Indeed, maybe the most compelling underlying reason to have a nonprofit is psychological. A successful contemporary art center would just make us feel better about ourselves. Just as the 2008 Summer Olympics did for China, a sustainable contemporary art center in Portland would announce to the rest of the art world that we've arrived. Treat us as your peers, New York and Los Angeles.

What would it look like?

But even if the city's art community managed to get an art center working, there is another, even more salient question: What would it look like?

There are roughly three models. One is not unlike the Portland Center for the Visual Arts, the only successful visual arts center in Portland's history, which operated from 1972-87. Started by three of the city's most respected artists of that time, Michele Russo, Mel Katz and Jay Backstrand, PCVA operated both as a kind of programmatic counterpoint and as an adjunct to the Portland Art Museum. Some of that era's biggest contemporary figures, who would have usually shown at major museums, including Robert Rauschenberg, Donald Judd and Richard Serra, came to visit Portland at PCVA's funky Old Town space.

Another possibility could fashion itself after this current generation's version of a nonprofit, in particular the now-closed Portland Art Center.
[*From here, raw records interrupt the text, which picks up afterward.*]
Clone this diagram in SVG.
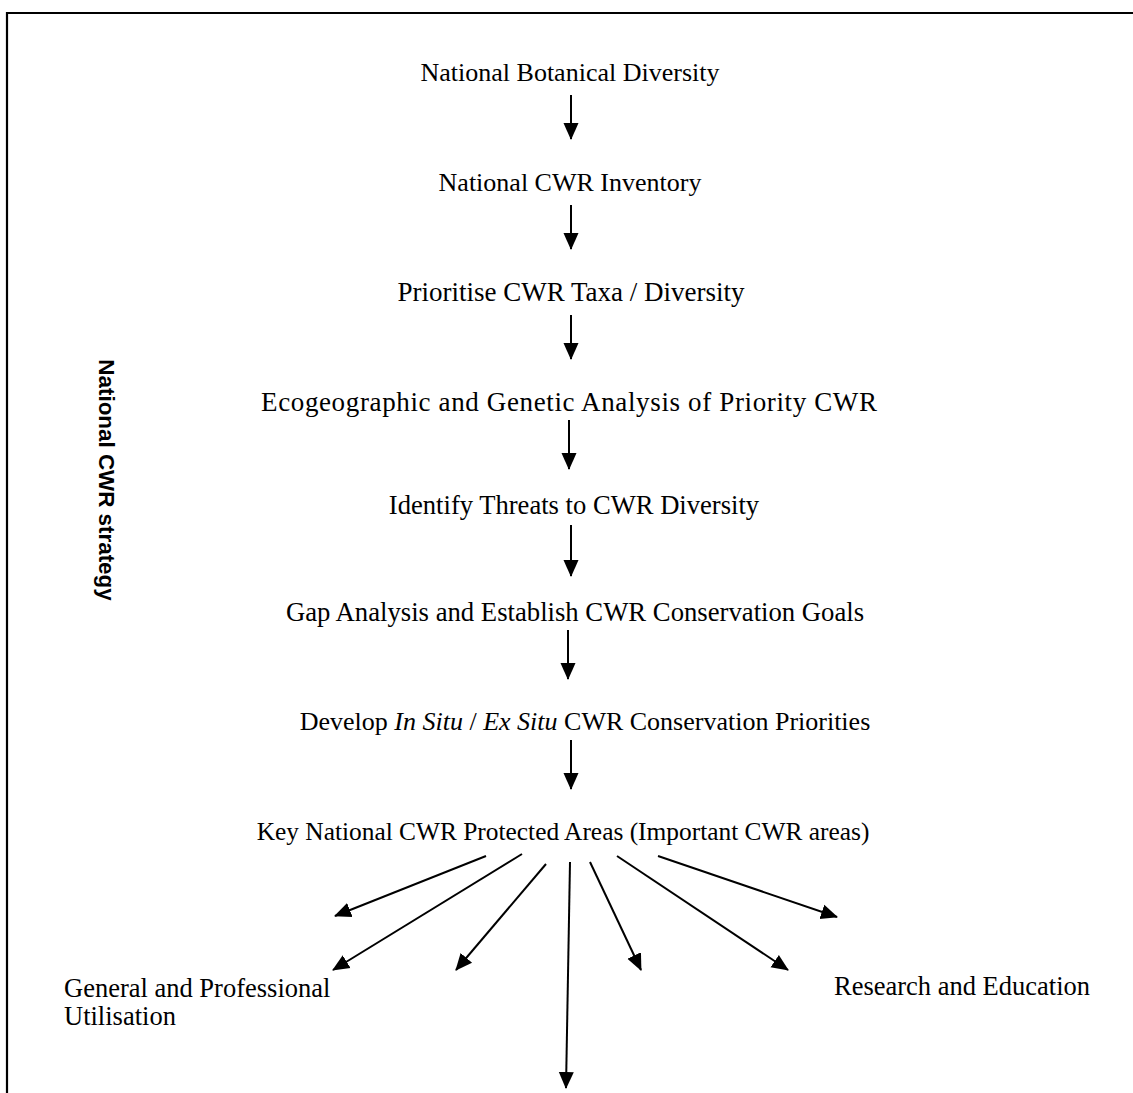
<svg xmlns="http://www.w3.org/2000/svg" width="1133" height="1093" viewBox="0 0 1133 1093">
<style>
.t{font-family:"Liberation Serif","Times New Roman",serif;font-size:26px;fill:#000;text-anchor:middle}
.tl{font-family:"Liberation Serif","Times New Roman",serif;font-size:26.5px;fill:#000}
.side{font-family:"Liberation Sans",Arial,sans-serif;font-size:22.4px;font-weight:bold;fill:#000;text-anchor:middle}
.c{stroke:#000;stroke-width:2;fill:none;marker-end:url(#ah)}
</style>
<defs>
<marker id="ah" markerUnits="userSpaceOnUse" markerWidth="17" markerHeight="17" viewBox="0 0 17 17" refX="16" refY="8.5" orient="auto">
<path d="M0,1 L17,8.5 L0,16 Z" fill="#000"/>
</marker>
</defs>
<rect width="1133" height="1093" fill="#fff"/>
<path d="M7,1093 V13 H1133" fill="none" stroke="#000" stroke-width="2.2"/>
<g id="side"><text class="side" transform="translate(99,480) rotate(90)">National CWR strategy</text></g>
<g id="n1"><text class="t" x="570" y="81">National Botanical Diversity</text></g>
<g id="n2"><text class="t" x="570" y="191">National CWR Inventory</text></g>
<g id="n3"><text class="t" x="571" y="301" style="font-size:27px">Prioritise CWR Taxa / Diversity</text></g>
<g id="n4"><text class="t" x="569" y="411" style="font-size:27px" textLength="616" lengthAdjust="spacing">Ecogeographic and Genetic Analysis of Priority CWR</text></g>
<g id="n5"><text class="t" x="574" y="514" style="font-size:26.6px">Identify Threats to CWR Diversity</text></g>
<g id="n6"><text class="t" x="575" y="621" style="font-size:26.7px">Gap Analysis and Establish CWR Conservation Goals</text></g>
<g id="n7"><text class="t" x="585" y="730">Develop <tspan font-style="italic">In Situ</tspan> / <tspan font-style="italic">Ex Situ</tspan> CWR Conservation Priorities</text></g>
<g id="n8"><text class="t" x="563" y="840" style="font-size:25.4px">Key National CWR Protected Areas (Important CWR areas)</text></g>
<g id="n9"><text class="tl" x="64" y="997">General and Professional</text><text class="tl" x="64" y="1025">Utilisation</text></g>
<g id="n10"><text class="tl" x="834" y="995">Research and Education</text></g>
<g id="connectors">
<path class="c" d="M571,95 V139"/>
<path class="c" d="M571,205 V249"/>
<path class="c" d="M571,315 V359"/>
<path class="c" d="M569,420 V469"/>
<path class="c" d="M571,525 V576"/>
<path class="c" d="M568,630 V679"/>
<path class="c" d="M571,740 V789"/>
<path class="c" d="M486,856 L335,916"/>
<path class="c" d="M522,854 L333,970"/>
<path class="c" d="M546,864 L456,970"/>
<path class="c" d="M570,862 L566,1088"/>
<path class="c" d="M590,862 L641,970"/>
<path class="c" d="M617,856 L788,970"/>
<path class="c" d="M658,856 L837,917"/>
</g>
</svg>
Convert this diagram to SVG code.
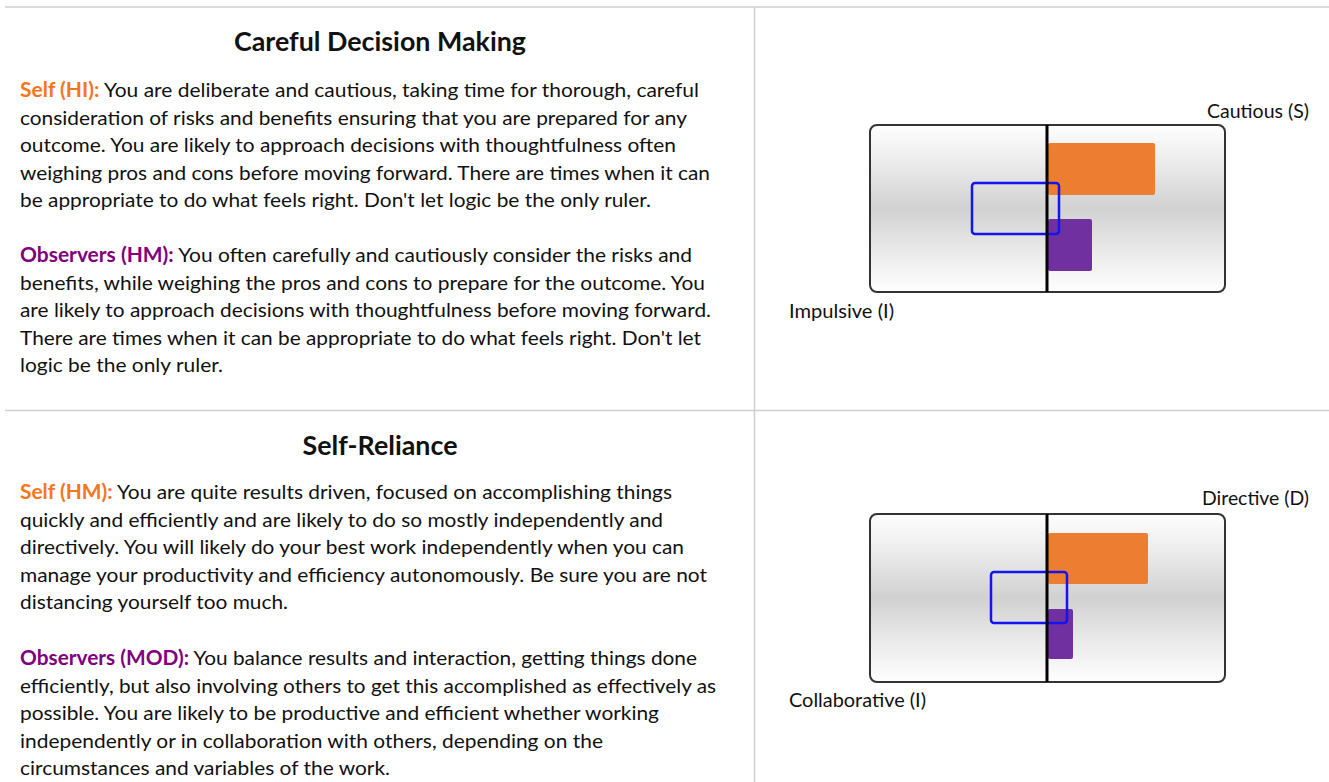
<svg xmlns="http://www.w3.org/2000/svg" width="1329" height="782" viewBox="0 0 1329 782">
<defs>
<linearGradient id="chartBg" x1="0" y1="0" x2="0" y2="1">
<stop offset="0" stop-color="#fefefe"/>
<stop offset="0.22" stop-color="#ececec"/>
<stop offset="0.5" stop-color="#d1d1d1"/>
<stop offset="0.78" stop-color="#ececec"/>
<stop offset="1" stop-color="#fefefe"/>
</linearGradient>
<style>
.div{stroke:#cfcfcf;stroke-width:1.5;fill:none}
.title{font-family:Lato,"Liberation Sans",sans-serif;font-weight:bold;font-size:26px;fill:#111;text-anchor:middle}
.body{font-family:Lato,"Liberation Sans",sans-serif;font-size:20px;fill:#111}
.self{fill:#F8751C;font-weight:bold}
.obs{fill:#800080;font-weight:bold}
.axis{font-family:Lato,"Liberation Sans",sans-serif;font-size:19px;fill:#111}
.frame{fill:url(#chartBg);stroke:#333;stroke-width:2}
.mid{stroke:#000;stroke-width:3}
.orange{fill:#ED7D31}
.purple{fill:#7030A0}
.blue{fill:none;stroke:#1414EE;stroke-width:2.5}
</style>
</defs>
<rect width="1329" height="782" fill="#fff"/>
<g id="dividers">
<line class="div" x1="5" y1="7" x2="1329" y2="7"/>
<line class="div" x1="5" y1="410.5" x2="1329" y2="410.5"/>
<line class="div" x1="754.5" y1="7" x2="754.5" y2="782"/>
</g>
<g id="section-careful">
<text class="title" x="380" y="51" textLength="292" lengthAdjust="spacingAndGlyphs">Careful Decision Making</text>
<text class="body" x="20" y="97" textLength="679" lengthAdjust="spacingAndGlyphs"><tspan class="self">Self (HI):</tspan> You are deliberate and cautious, taking time for thorough, careful</text>
<text class="body" x="20" y="124.5" textLength="667" lengthAdjust="spacingAndGlyphs">consideration of risks and benefits ensuring that you are prepared for any</text>
<text class="body" x="20" y="152" textLength="656" lengthAdjust="spacingAndGlyphs">outcome. You are likely to approach decisions with thoughtfulness often</text>
<text class="body" x="20" y="179.5" textLength="690" lengthAdjust="spacingAndGlyphs">weighing pros and cons before moving forward. There are times when it can</text>
<text class="body" x="20" y="207" textLength="631" lengthAdjust="spacingAndGlyphs">be appropriate to do what feels right. Don't let logic be the only ruler.</text>
<text class="body" x="20" y="262" textLength="672" lengthAdjust="spacingAndGlyphs"><tspan class="obs">Observers (HM):</tspan> You often carefully and cautiously consider the risks and</text>
<text class="body" x="20" y="289.5" textLength="685" lengthAdjust="spacingAndGlyphs">benefits, while weighing the pros and cons to prepare for the outcome. You</text>
<text class="body" x="20" y="317" textLength="691" lengthAdjust="spacingAndGlyphs">are likely to approach decisions with thoughtfulness before moving forward.</text>
<text class="body" x="20" y="344.5" textLength="681" lengthAdjust="spacingAndGlyphs">There are times when it can be appropriate to do what feels right. Don't let</text>
<text class="body" x="20" y="372" textLength="203" lengthAdjust="spacingAndGlyphs">logic be the only ruler.</text>
</g>
<g id="chart-cautious">
<rect class="frame" x="870" y="125" width="355" height="167" rx="7"/>
<rect class="orange" x="1048" y="143" width="107" height="52" rx="2"/>
<rect class="purple" x="1048" y="219" width="44" height="52" rx="2"/>
<rect class="blue" x="972" y="183" width="87" height="51" rx="3"/>
<line class="mid" x1="1047" y1="125" x2="1047" y2="292"/>
<text class="axis" x="1309" y="118" text-anchor="end" textLength="102" lengthAdjust="spacingAndGlyphs">Cautious (S)</text>
<text class="axis" x="789" y="318" textLength="105" lengthAdjust="spacingAndGlyphs">Impulsive (I)</text>
</g>
<g id="section-self-reliance">
<text class="title" x="380" y="455" textLength="155" lengthAdjust="spacingAndGlyphs">Self-Reliance</text>
<text class="body" x="20" y="499" textLength="652" lengthAdjust="spacingAndGlyphs"><tspan class="self">Self (HM):</tspan> You are quite results driven, focused on accomplishing things</text>
<text class="body" x="20" y="526.5" textLength="643" lengthAdjust="spacingAndGlyphs">quickly and efficiently and are likely to do so mostly independently and</text>
<text class="body" x="20" y="554" textLength="664" lengthAdjust="spacingAndGlyphs">directively. You will likely do your best work independently when you can</text>
<text class="body" x="20" y="581.5" textLength="687" lengthAdjust="spacingAndGlyphs">manage your productivity and efficiency autonomously. Be sure you are not</text>
<text class="body" x="20" y="609" textLength="268" lengthAdjust="spacingAndGlyphs">distancing yourself too much.</text>
<text class="body" x="20" y="665" textLength="677" lengthAdjust="spacingAndGlyphs"><tspan class="obs">Observers (MOD):</tspan> You balance results and interaction, getting things done</text>
<text class="body" x="20" y="692.5" textLength="696" lengthAdjust="spacingAndGlyphs">efficiently, but also involving others to get this accomplished as effectively as</text>
<text class="body" x="20" y="720" textLength="639" lengthAdjust="spacingAndGlyphs">possible. You are likely to be productive and efficient whether working</text>
<text class="body" x="20" y="747.5" textLength="583" lengthAdjust="spacingAndGlyphs">independently or in collaboration with others, depending on the</text>
<text class="body" x="20" y="775" textLength="370" lengthAdjust="spacingAndGlyphs">circumstances and variables of the work.</text>
</g>
<g id="chart-directive">
<rect class="frame" x="870" y="514" width="355" height="168" rx="7"/>
<rect class="orange" x="1048" y="533" width="100" height="51" rx="2"/>
<rect class="purple" x="1048" y="609" width="25" height="50" rx="2"/>
<rect class="blue" x="991" y="572" width="76" height="51" rx="3"/>
<line class="mid" x1="1047" y1="514" x2="1047" y2="682"/>
<text class="axis" x="1309" y="505" text-anchor="end" textLength="107" lengthAdjust="spacingAndGlyphs">Directive (D)</text>
<text class="axis" x="789" y="707" textLength="137" lengthAdjust="spacingAndGlyphs">Collaborative (I)</text>
</g>
</svg>
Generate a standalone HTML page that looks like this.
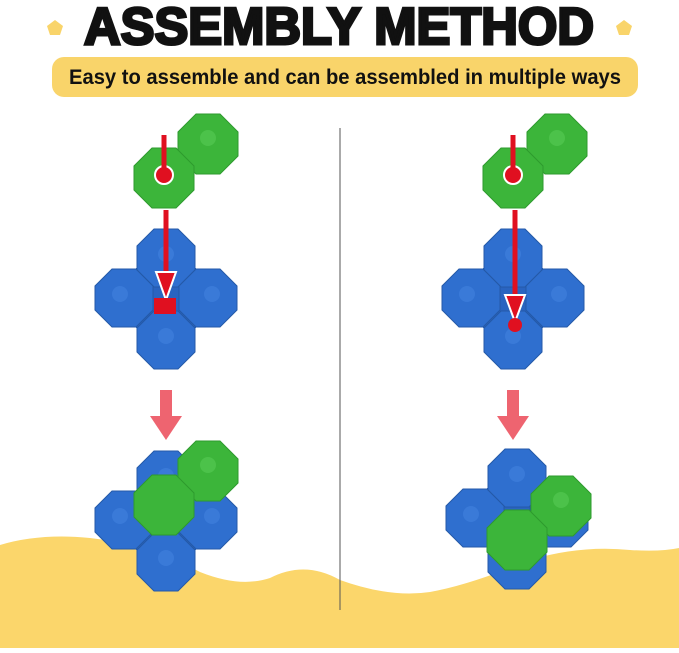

Besides presenting exhibits, these DIY-influenced nonprofits have embraced additional missions. The art center, for example, aspired to be a resource hub for artists. Need a grant? Visit the center to see what's available.

A third model would emerge from an academic situation. One of the best art centers on the West Coast is the Wattis Institute for Contemporary Arts, which is the art gallery within the California College of the Arts. Unlike Portland's academic art galleries, the Wattis functions independently from the college. Perhaps the Pacific Northwest College of Art, which is in the midst of a major capital campaign as it tries to become both an art and design college and the city's main hub of intellectual exchange, is the best positioned academic institution to make such a contemporary art center possible.

The donor question

Which of these models, with vastly different donor bases, is most sustainable?

PCVA proved that serious contemporary art had an audience in Portland. But it came and went before the flood of new money that created Portland's current Gilded Age of consumerism featuring Pearl District condos, flashy retail shops and restaurants. After 15 hand-to-mouth years, it closed.

For new nonprofits like the Portland Art Center and Disjecta, sustainability is really a matter of focus and restraint. You can't fund multiple missions when you have difficulty paying the rent, especially if most of your donors are poor young artists. Art centers can't run solely on enthusiasm, after all.

All of these efforts might give the impression that money is the key to a thriving contemporary art center.

George Thorn, an arts consultant who advised the Portland Art Center, and recently, the Portland Art Museum, thinks that it would take a few million dollars, at least, to annually fund the operations of an art center. And that's after getting it going.

"I'm not sure there are enough resources here to support a contemporary visual art center at a level that's necessary to create something of significance," says Thorn.

Maybe Thorn's right. Maybe the money isn't here. Or maybe the money is here and what's lacking is something more fundamental, like leadership.

Since the era of PCVA and Portland's most emulated dealer, the late William Jamison, Portland has had just one charismatic, knowledgeable arts leader, and that's been Kristy Edmunds, who started the Portland Institute for Contemporary Art in the '90s. Inspired by PCVA, for a time, PICA featured a dedicated visual arts program before streamlining its limited financial resources to focus on the dominant part of its mission, the performing arts.

The city's newest attempts at nonprofits have been genuine efforts. But sheer earnestness, the sense of financial entitlement that arises from nonprofit status and splashy parties aren't enough. They haven't shown the kind of vision, administrative focus, quality programming and financial discipline that inspires the public trust. Simple questions should be answered with clarity and without hesitation: Who are you? What are you? Where are you going?

Few of this current generation of nonprofit directors could answer those questions like the fiery Edmunds, who bridged the gap between struggling artists and high flying businesses like Wieden+Kennedy. Of course, all good things have to end. Edmunds left Portland and PICA a few years ago for a new gig in Australia.

So, as you visit the new season of art offerings at Oregon's major colleges and universities, think about the great shows you'll see, but also the many questions for the Portland art world. Of those questions, only one needs to be answered right now: Does Portland have a great arts leader in its midst?